미래의 골동품 가게 RR: Miraeui goldongpum gage MR: Miraeŭi koltongp'um kage
- Genre: Thriller
- Author: Gu Ah-jin
- Webtoon service: Naver Webtoon
- Original run: March 3, 2020 – March 31, 2023
- Volumes: 3

= Mirae's Antique Shop =

South Korean webtoon

Mirae's Antique Shop is a South Korean manhwa released as a webtoon written and illustrated by Gu Ah-jin. It was serialized via Naver Corporation's webtoon platform, Naver Webtoon, from March 2020, with the individual chapters collected.

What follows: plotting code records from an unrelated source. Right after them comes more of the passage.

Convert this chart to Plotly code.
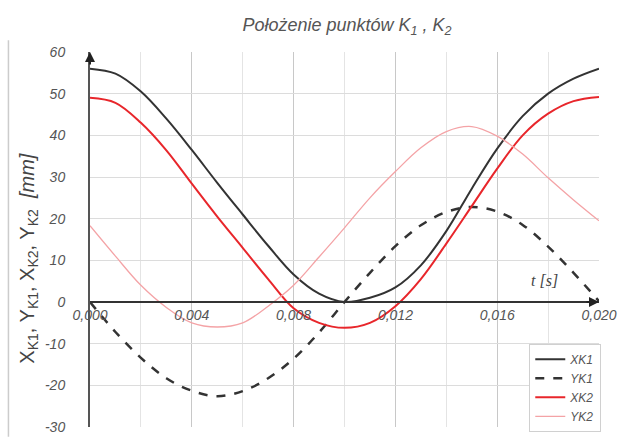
import plotly.graph_objects as go

t = [0.000, 0.001, 0.002, 0.003, 0.004, 0.005, 0.006, 0.007, 0.008, 0.009, 0.010,
     0.011, 0.012, 0.013, 0.014, 0.015, 0.016, 0.017, 0.018, 0.019, 0.020]
xk1 = [56.0, 54.8, 50.5, 44.0, 36.5, 28.6, 21.0, 13.5, 6.6, 2.0, 0.0,
       1.0, 3.5, 8.8, 17.0, 27.2, 36.8, 44.6, 50.0, 53.6, 56.0]
yk1 = [0.0, -7.2, -13.4, -18.3, -21.3, -22.6, -21.4, -18.3, -13.6, -7.3, 0.0,
       7.0, 13.4, 18.4, 21.6, 22.8, 21.7, 18.5, 13.3, 7.0, 0.2]
xk2 = [49.0, 47.8, 43.0, 36.4, 28.4, 20.5, 13.0, 5.5, -1.5, -5.0, -6.2,
       -5.0, -1.0, 5.5, 14.0, 23.0, 32.0, 40.0, 45.2, 48.2, 49.2]
yk2 = [18.3, 11.0, 4.0, -1.3, -5.0, -6.0, -5.0, -1.0, 4.0, 10.8, 17.8,
       25.0, 31.3, 37.0, 40.9, 42.1, 39.8, 35.5, 29.8, 24.5, 19.5]

names = ["XK1", "YK1", "XK2", "YK2"]
title_text = "Położenie punktów K<sub>1</sub> , K<sub>2</sub>"
ytitle_text = "X<sub>K1</sub>, Y<sub>K1</sub>, X<sub>K2</sub>, Y<sub>K2</sub>  <i>[mm]</i>"
xtitle_text = "t [s]"
y_ticks = [-30, -20, -10, 0, 10, 20, 30, 40, 50, 60]
y_ticklabels = ["-30", "-20", "-10", "0", "10", "20", "30", "40", "50", "60"]

H = 445
T, B = 52, 10
PH = H - T - B

fig = go.Figure()
fig.add_trace(go.Scatter(x=t, y=xk1, name=names[0], mode="lines",
                         line=dict(color="#333333", width=2, shape="spline")))
fig.add_trace(go.Scatter(x=t, y=yk1, name=names[1], mode="lines",
                         line=dict(color="#333333", width=2.5, dash="dash", shape="spline")))
fig.add_trace(go.Scatter(x=t, y=xk2, name=names[2], mode="lines",
                         line=dict(color="#e8262b", width=2, shape="spline")))
fig.add_trace(go.Scatter(x=t, y=yk2, name=names[3], mode="lines",
                         line=dict(color="#f4a3a6", width=1.3, shape="spline")))

fig.update_layout(
    width=627, height=H,
    margin=dict(l=90, r=19, t=T, b=B),
    paper_bgcolor="white", plot_bgcolor="white",
    separators=", ",
    font=dict(family="Liberation Sans, Arial, sans-serif", color="#555555"),
    title=dict(text=title_text, x=0.505, xref="paper", y=1 - 25 / H, yanchor="middle",
               xanchor="center",
               font=dict(size=18, style="italic", color="#555555")),
    showlegend=True,
    legend=dict(x=0.863, y=(H - B - 350) / PH, xanchor="left", yanchor="top",
                bgcolor="white", bordercolor="#d0d0d0", borderwidth=1,
                font=dict(size=12, style="italic", color="#555555"),
                itemwidth=30, tracegroupgap=0),
    xaxis=dict(range=[0, 0.02], anchor="free", position=1 / 3,
               dtick=0.004, tick0=0, tickformat=".3f",
               showline=True, linecolor="#333333", linewidth=2,
               showgrid=True, gridcolor="#c8c8c8", gridwidth=1,
               minor=dict(dtick=0.002, tick0=0, showgrid=True, gridcolor="#e4e4e4", gridwidth=1),
               zeroline=False, ticks="",
               tickfont=dict(size=14, style="italic", color="#555555")),
    yaxis=dict(range=[-30, 60], tickmode="array", tickvals=y_ticks, ticktext=y_ticklabels,
               showline=True, linecolor="#555555", linewidth=2,
               showgrid=True, gridcolor="#dcdcdc", gridwidth=1,
               zeroline=False, ticks="", ticklabelstandoff=20,
               tickfont=dict(size=14, style="italic", color="#555555")),
)

fig.add_shape(type="line", xref="paper", yref="paper",
              x0=(7 - 90) / 518, x1=(7 - 90) / 518, y0=-B / PH, y1=(H - B - 40) / PH,
              line=dict(color="#cccccc", width=1.5))
fig.add_annotation(x=0.02, y=0, xref="x", yref="y", ax=-14, ay=0, axref="pixel", ayref="pixel",
                   text="", showarrow=True, arrowhead=2, arrowsize=1, arrowwidth=2, arrowcolor="#222222")
fig.add_annotation(x=0, y=60, xref="x", yref="y", ax=0, ay=14, axref="pixel", ayref="pixel",
                   text="", showarrow=True, arrowhead=2, arrowsize=1, arrowwidth=2, arrowcolor="#222222")
fig.add_annotation(x=0.01784, y=5.1, xref="x", yref="y", text=xtitle_text, showarrow=False,
                   font=dict(family="Liberation Serif, Times New Roman, serif", size=16,
                             style="italic", color="#444444"))
fig.add_annotation(x=(27 - 90) / 518, y=(H - B - 263) / PH, xref="paper", yref="paper",
                   xanchor="center", yanchor="middle",
                   text=ytitle_text, textangle=-90, showarrow=False,
                   font=dict(size=20, color="#444444"))

fig.write_html("out.html")
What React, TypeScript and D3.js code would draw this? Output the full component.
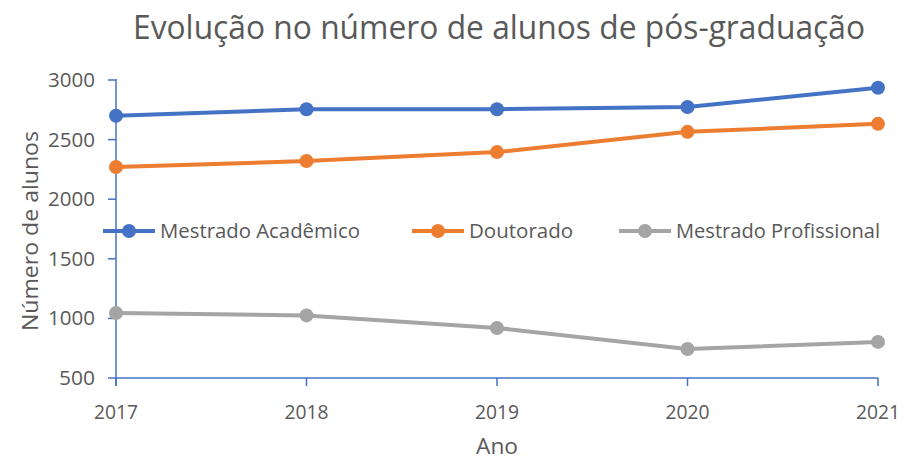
import { scaleLinear, scalePoint, line } from "d3";

const years = ["2017", "2018", "2019", "2020", "2021"];
const academico = [2700, 2755, 2755, 2773, 2935];
const doutorado = [2270, 2320, 2395, 2565, 2632];
const profissional = [1045, 1025, 920, 743, 803];
const yTicks = [500, 1000, 1500, 2000, 2500, 3000];

const seriesNames = ["Mestrado Acadêmico", "Doutorado", "Mestrado Profissional"];
const seriesColors = ["#4472C4", "#ED7D31", "#A5A5A5"];

const FONT = "'Open Sans', 'Liberation Sans', sans-serif";
const TEXT = "#595959";
const AXIS = "#4472C4";

export default function App() {
  const width = 905;
  const height = 459;
  const x = scalePoint().domain(years).range([116, 878]);
  const y = scaleLinear().domain([500, 3000]).range([378, 80]);
  const series = [academico, doutorado, profissional];
  const path = line<number>()
    .x((_, i) => x(years[i]) as number)
    .y((d) => y(d));

  const legendX = [103, 412, 619];
  const legendLen = [200, 104, 204];

  return (
    <svg width={width} height={height} style={{ position: "absolute", left: 0, top: 0, background: "#fff" }}>
      <text x={499} y={39} textAnchor="middle" fontFamily={FONT} fontSize={32} fill={TEXT} textLength={732} lengthAdjust="spacingAndGlyphs">
        Evolução no número de alunos de pós-graduação
      </text>

      {/* y axis */}
      <line x1={116} x2={116} y1={79} y2={386} stroke={AXIS} strokeWidth={1.5} />
      {yTicks.map((t) => (
        <g key={t}>
          <line x1={108} x2={116} y1={y(t)} y2={y(t)} stroke={AXIS} strokeWidth={1.5} />
          <text x={95} y={y(t) + 7} textAnchor="end" fontFamily={FONT} fontSize={20} fill={TEXT} textLength={t >= 1000 ? 47 : 36} lengthAdjust="spacingAndGlyphs">
            {t}
          </text>
        </g>
      ))}

      {/* x axis */}
      <line x1={116} x2={878} y1={378} y2={378} stroke={AXIS} strokeWidth={1.5} />
      {years.map((yr) => (
        <g key={yr}>
          <line x1={x(yr)} x2={x(yr)} y1={378} y2={386} stroke={AXIS} strokeWidth={1.5} />
          <text x={x(yr)} y={419} textAnchor="middle" fontFamily={FONT} fontSize={20} fill={TEXT} textLength={44} lengthAdjust="spacingAndGlyphs">
            {yr}
          </text>
        </g>
      ))}

      <text x={497} y={454} textAnchor="middle" fontFamily={FONT} fontSize={22} fill={TEXT} textLength={42} lengthAdjust="spacingAndGlyphs">
        Ano
      </text>
      <text transform="translate(38,231) rotate(-90)" textAnchor="middle" fontFamily={FONT} fontSize={22} fill={TEXT} textLength={200} lengthAdjust="spacingAndGlyphs">
        Número de alunos
      </text>

      {series.map((s, k) => (
        <g key={seriesNames[k]}>
          <path d={path(s) ?? ""} fill="none" stroke={seriesColors[k]} strokeWidth={4} strokeLinejoin="round" />
          {s.map((v, i) => (
            <circle key={i} cx={x(years[i])} cy={y(v)} r={7} fill={seriesColors[k]} />
          ))}
        </g>
      ))}

      {/* legend */}
      {seriesNames.map((name, k) => (
        <g key={name}>
          <line x1={legendX[k]} x2={legendX[k] + 52} y1={231} y2={231} stroke={seriesColors[k]} strokeWidth={4} />
          <circle cx={legendX[k] + 26} cy={231} r={7} fill={seriesColors[k]} />
          <text x={legendX[k] + 57} y={238} fontFamily={FONT} fontSize={20} fill={TEXT} textLength={legendLen[k]} lengthAdjust="spacingAndGlyphs">
            {name}
          </text>
        </g>
      ))}
    </svg>
  );
}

A South Korean animated series adaptation by CJ ENM and Tooneed Entertainment has been announced.

== Media ==
===Manhwa===
Gu Ah-jin launched Mirae's Antique Shop in Naver's webtoon platform Naver Webtoon on March 3, 2020.

====Volume list====

| No. | Korean release date | Korean ISBN |
|---|---|---|
| 1 | March 31, 2023 | 979-1-15-925752-0 |
| 2 | March 31, 2023 | 979-1-15-925753-7 |
| 3 | March 31, 2023 | 979-1-15-925754-4 |

==Reception==
The webtoon won the Presidential Award in the cartoon category at the 2022 Korea Contents Awards, and was praised as a monumental work that made a mark.